Last time, I mentioned that we get work through our connections. I hope my words helped you identify the people who do that for you. But how do you maintain the work you get through your connections? Today, I want to discuss one aspect of that.
In the early days of my music, I was on my own. I arrived to gigs on my own, I set up and pulled down on my own, I handled my gig enquiries on my own and sorted out my tax return on my own. I did everything myself, making decisions and only seeking advice when needed. Does that sound familiar?
This way of working was fine for some time, but as my music grew, it became unwieldy. I couldn’t keep up with everything. I worked long days and into the night to balance family commitments and work. I felt stressed with missed deadlines, keeping up with admin requirements was a nightmare and personal practise on my instrument was deteriorating. I felt like I was on burnout. It dawned on me that, in order to advance, I needed to create a team.
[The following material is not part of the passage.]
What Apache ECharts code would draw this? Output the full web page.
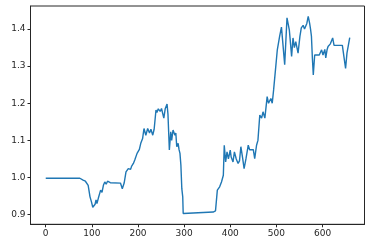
<!DOCTYPE html>
<html>
<head>
<meta charset="utf-8">
<script src="https://cdn.jsdelivr.net/npm/echarts@6/dist/echarts.min.js"></script>
<style>html,body{margin:0;padding:0;background:#fff}#c{width:372px;height:248px}</style>
</head>
<body>
<div id="c"></div>
<script>
const steps = [0,74,78,81,84,86,89,92,96,99,102,105,107,109,111,114,116,119,122,125,128,131,134,138,140,162,166,170,174,179,182,184,186,188,190,193,198,203,206,210,213,217,221,225,228,232,235,239,241,244,248,251,253,256,259,261,263,265,268,271,273,276,280,282,284,287,289,291,293,295,297,298,300,363,365,368,372,375,377,381,385,387,390,393,396,400,402,404,406,409,413,417,420,423,427,430,434,439,442,445,450,453,457,460,464,468,471,475,480,483,488,491,494,498,502,507,511,513,518,523,528,530,533,536,539,542,547,551,554,558,561,564,566,569,572,574,576,578,580,583,586,593,598,601,605,607,610,612,617,620,622,625,643,647,650,653,656,659];
const values = [0.998,0.998,0.997,0.993,0.995,0.990,0.993,0.979,0.948,0.935,0.920,0.916,0.928,0.940,0.930,0.944,0.940,0.966,0.960,0.979,0.988,0.982,0.990,0.995,0.986,0.985,0.970,0.985,1.015,1.024,1.028,1.022,1.030,1.026,1.038,1.047,1.065,1.076,1.092,1.105,1.132,1.114,1.132,1.120,1.130,1.114,1.130,1.182,1.175,1.185,1.178,1.186,1.190,1.160,1.185,1.180,1.198,1.170,1.074,1.123,1.100,1.128,1.114,1.120,1.083,1.092,1.075,1.065,1.033,0.970,0.948,0.903,0.907,0.907,0.903,0.910,0.966,0.970,0.975,0.988,1.006,1.087,1.042,1.069,1.050,1.074,1.055,1.060,1.042,1.069,1.050,1.038,1.045,1.083,1.051,1.024,1.050,1.087,1.075,1.078,1.075,1.051,1.087,1.100,1.168,1.160,1.177,1.160,1.218,1.200,1.213,1.200,1.236,1.290,1.344,1.380,1.405,1.376,1.304,1.430,1.398,1.370,1.326,1.376,1.350,1.366,1.335,1.380,1.403,1.410,1.400,1.405,1.415,1.434,1.416,1.400,1.380,1.322,1.276,1.330,1.330,1.330,1.344,1.330,1.345,1.322,1.345,1.353,1.360,1.355,1.376,1.356,1.356,1.320,1.294,1.335,1.340,1.377];
const xTicks = [0,100,200,300,400,500,600];
const yTicks = [0.9,1.0,1.1,1.2,1.3,1.4];

const chart = echarts.init(document.getElementById('c'), null, {renderer:'canvas'});
const font = {fontFamily:'DejaVu Sans', fontSize:9, color:'#262626'};
chart.setOption({
  animation:false,
  grid:{left:30.5, right:7.5, top:6, bottom:23.7, show:true, borderColor:'#262626', borderWidth:1, backgroundColor:'transparent'},
  xAxis:{type:'value', min:-33, max:691,
    axisLine:{show:true, onZero:false, lineStyle:{color:'#262626', width:1}},
    axisTick:{show:true, length:3, customValues:xTicks, lineStyle:{color:'#262626'}},
    axisLabel:Object.assign({margin:5, customValues:xTicks, formatter:v=>String(v)}, font),
    splitLine:{show:false}},
  yAxis:{type:'value', min:0.874, max:1.462,
    axisLine:{show:true, onZero:false, lineStyle:{color:'#262626', width:1}},
    axisTick:{show:true, length:3, customValues:yTicks, lineStyle:{color:'#262626'}},
    axisLabel:Object.assign({margin:5, customValues:yTicks, formatter:v=>Number(v).toFixed(1)}, font),
    splitLine:{show:false}},
  series:[{type:'line', data:steps.map((t,i)=>[t,values[i]]), showSymbol:false, symbol:'none',
    lineStyle:{color:'#1f77b4', width:1.4}}]
});
</script>
</body>
</html>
If you watch tennis, especially Wimbledon, you will often hear the commentator mentioning the players' teams. Their coach, their physiotherapist, their psychologist, family members; all there to do different jobs and motivate the player on centre court.
The fact is that your entourage grows as your professionalism grows.
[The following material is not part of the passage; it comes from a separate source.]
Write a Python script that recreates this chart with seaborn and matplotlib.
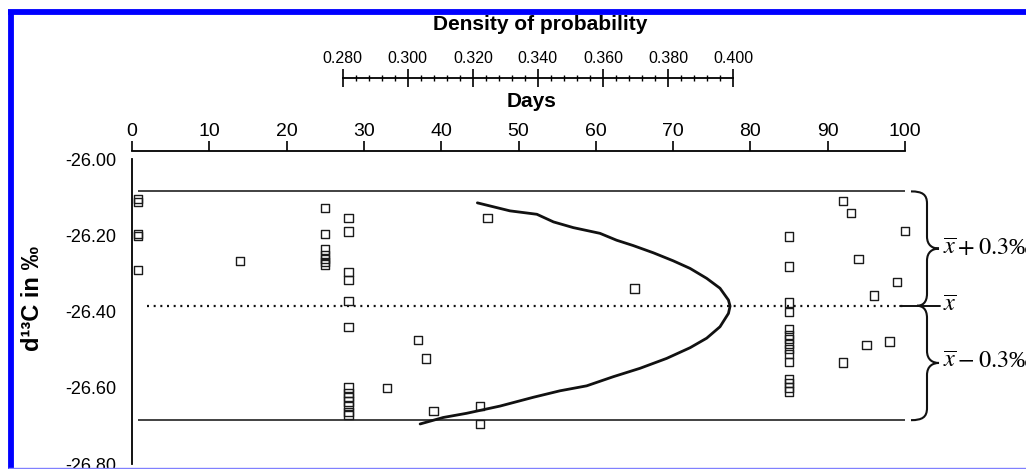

At the top of my team is my husband, Michael. Visionary, driver, in my corner. My adult children who offer their technically amazing skills. Angela, my Community Manager & PR, Vince, my sound engineering consultant and I have other members in my team, especially when I put on my shows.
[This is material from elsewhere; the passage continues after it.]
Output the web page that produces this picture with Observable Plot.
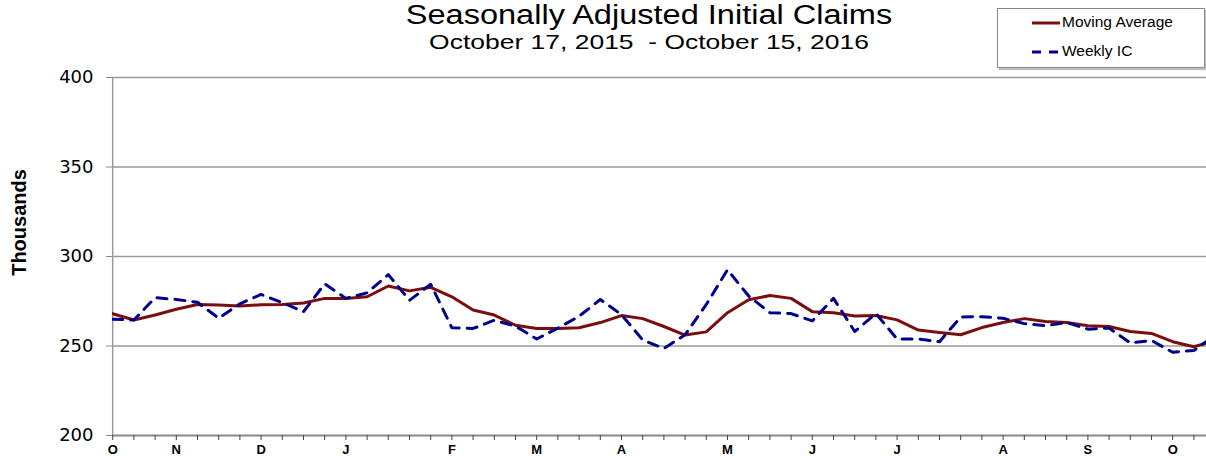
<!DOCTYPE html>
<html>
<head>
<meta charset="utf-8">
<script src="https://cdn.jsdelivr.net/npm/d3@7"></script>
<script src="https://cdn.jsdelivr.net/npm/@observablehq/plot@0.6"></script>
<style>
  html, body { margin: 0; padding: 0; background: #fff; overflow: hidden; }
  #wrap { position: relative; width: 1206px; height: 456px; overflow: hidden; font-family: "Liberation Sans", Arial, sans-serif; }
  #chart { position: absolute; left: 0; top: 0; }
  .title { position: absolute; left: 0; width: 1298px; text-align: center; color: #000; white-space: nowrap; transform-origin: 649px 50%; }
  #t1 { top: 0px; font-size: 27px; line-height: 30px; transform: scaleX(1.205); }
  #t2 { top: 30px; font-size: 21px; line-height: 24px; transform: scaleX(1.26); }
  #legend { position: absolute; left: 997px; top: 8px; width: 206px; height: 58px; border: 1px solid #8a8a8a; box-shadow: 2px 2px 1px #bdbdbd; background: #fff; }
  .li { position: absolute; left: 34px; font-size: 15.5px; color: #000; white-space: nowrap; }
  .li svg { vertical-align: middle; margin-right: 2px; }
</style>
</head>
<body>
<div id="wrap">
  <div id="chart"></div>
  <div class="title" id="t1">Seasonally Adjusted Initial Claims</div>
  <div class="title" id="t2">October 17, 2015&nbsp; - October 15, 2016</div>
  <div id="legend">
    <div class="li" style="top:4px"><svg width="28" height="6"><line x1="0" y1="3" x2="28" y2="3" stroke="#7a0e0e" stroke-width="3"/></svg>Moving Average</div>
    <div class="li" style="top:33px"><svg width="28" height="6"><line x1="0" y1="3" x2="28" y2="3" stroke="#00008b" stroke-width="3" stroke-dasharray="9,8"/></svg>Weekly IC</div>
  </div>
</div>
<script>
// Week-ending dates: Oct 17, 2015 ... Oct 15, 2016 (53 weeks)
const startDate = "2015-10-17";
const weekCount = 53;

// 4-week moving average (thousands)
const movingAverage = [
  268, 264.5, 267.3, 270.5, 273.2, 272.9, 272.3, 273.1, 273.2, 274.0, 276.6, 276.6, 277.5,
  283.5, 280.8, 282.8, 277.5, 270.1, 267.3, 261.6, 259.8, 259.8, 260.2, 263.1, 267.0, 265.3,
  260.9, 256.1, 257.9, 268.6, 275.8, 278.2, 276.6, 269.2, 268.6, 266.8, 267.0, 264.6, 258.9,
  257.6, 256.3, 260.3, 263.1, 265.3, 263.7, 263.1, 261.3, 260.9, 258.1, 257.0, 252.4, 249.6, 253
];

// Weekly initial claims (thousands)
const weeklyIC = [
  265, 264.5, 277, 276, 274.4, 265.5, 273.6, 278.8, 274.2, 269.2, 284.7, 276.6, 279.7,
  289.9, 275.5, 284.5, 260.2, 259.8, 264.4, 261.1, 253.9, 260.0, 266.6, 276.0, 267.5, 253.4,
  248.6, 256.3, 273.2, 292.6, 277.9, 268.6, 268.1, 264.0, 276.6, 258.1, 268.1, 253.9, 253.9,
  252.4, 266.2, 266.4, 265.5, 262.5, 261.3, 263.1, 259.4, 260.0, 251.7, 253.1, 246.5, 247.5, 256
];

const yTicks = [200, 250, 300, 350, 400];
const gridValues = [250, 300, 350, 400];
const monthInitials = ["J","F","M","A","M","J","J","A","S","O","N","D"];

const start = new Date(startDate + "T00:00:00Z");
const dates = d3.range(weekCount).map(i => d3.utcDay.offset(start, 7 * i));
const data = dates.map((d, i) => ({date: d, ma: movingAverage[i], ic: weeklyIC[i]}));
// label ticks: first week-ending date of each month
const monthTicks = dates.filter(d => d.getUTCDate() <= 7 || +d === +start);

const W = 1206, H = 456;
const x0 = 112.2, step = 21.2;

const chart = Plot.plot({
  width: W,
  height: H,
  marginLeft: 112,
  marginRight: 0,
  marginTop: 77,
  marginBottom: 21,
  style: {fontFamily: "'Liberation Sans', Arial, sans-serif", background: "transparent", overflow: "hidden"},
  x: {type: "utc", domain: [dates[0], dates[weekCount - 1]], range: [x0, x0 + step * (weekCount - 1)]},
  y: {domain: [200, 400]},
  marks: [
    Plot.ruleY(gridValues, {stroke: "#9a9a9a", strokeWidth: 1.5}),
    Plot.ruleX([dates[0]], {y1: 200, y2: 400, stroke: "#9a9a9a", strokeWidth: 1.5}),
    Plot.line(data, {x: "date", y: "ma", stroke: "#7a0e0e", strokeWidth: 3, clip: true}),
    Plot.line(data, {x: "date", y: "ic", stroke: "#00008b", strokeWidth: 3, strokeDasharray: "10,8", clip: true}),
    Plot.ruleY([200], {stroke: "#8a8a8a", strokeWidth: 2}),
    Plot.axisY({ticks: yTicks, tickSize: 6, tickPadding: 13, fontSize: 18, fontFamily: "'DejaVu Sans', sans-serif", stroke: "#8a8a8a", fill: "#000", label: null}),
    Plot.axisX({ticks: dates, tickSize: 5, tickFormat: () => "", stroke: "#444", label: null}),
    Plot.axisX({ticks: monthTicks, tickSize: 0, tickPadding: 9, fontSize: 13, fontWeight: "bold", fill: "#000",
      tickFormat: d => monthInitials[d.getUTCMonth()], label: null}),
    Plot.text(["Thousands"], {frameAnchor: "left", textAnchor: "middle", dx: -93, dy: -34, rotate: -90, fontSize: 20, fontWeight: "bold", fill: "#000"})
  ]
});
document.getElementById("chart").appendChild(chart);
</script>
</body>
</html>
Do you have a team? Have you considered whether a team will be useful at some point?
Team members can help you in tangible ways – manage your website, your image, collect things for you, give advice on technical matters. Some may provide your emotional and spiritual support. Others may offer more visionary aspects to your planning and direction of your music, because they see way down the road and have a bigger sense of your vision even if you are slower on the up-take.
Don’t worry if you do not have a team now. As I mentioned, I did not start out with one. It developed over time. There will be individuals who come into your life, or who are already in your life. They believe in you and want the best for you. You will know who they are when they arrive.
On the other hand, you might prefer to work on your own. That’s alright. It depends on your destination as to whether you need help to get there. But do recognise the signs of when it’s time to get assistance so you don’t burnout trying to spin all the plates by yourself.
Who are the people who aid you? Who is your team? Perhaps this week you can reflect on that. Note those who are there. Make future plans to find people to do the roles that will soon become a little bigger than you.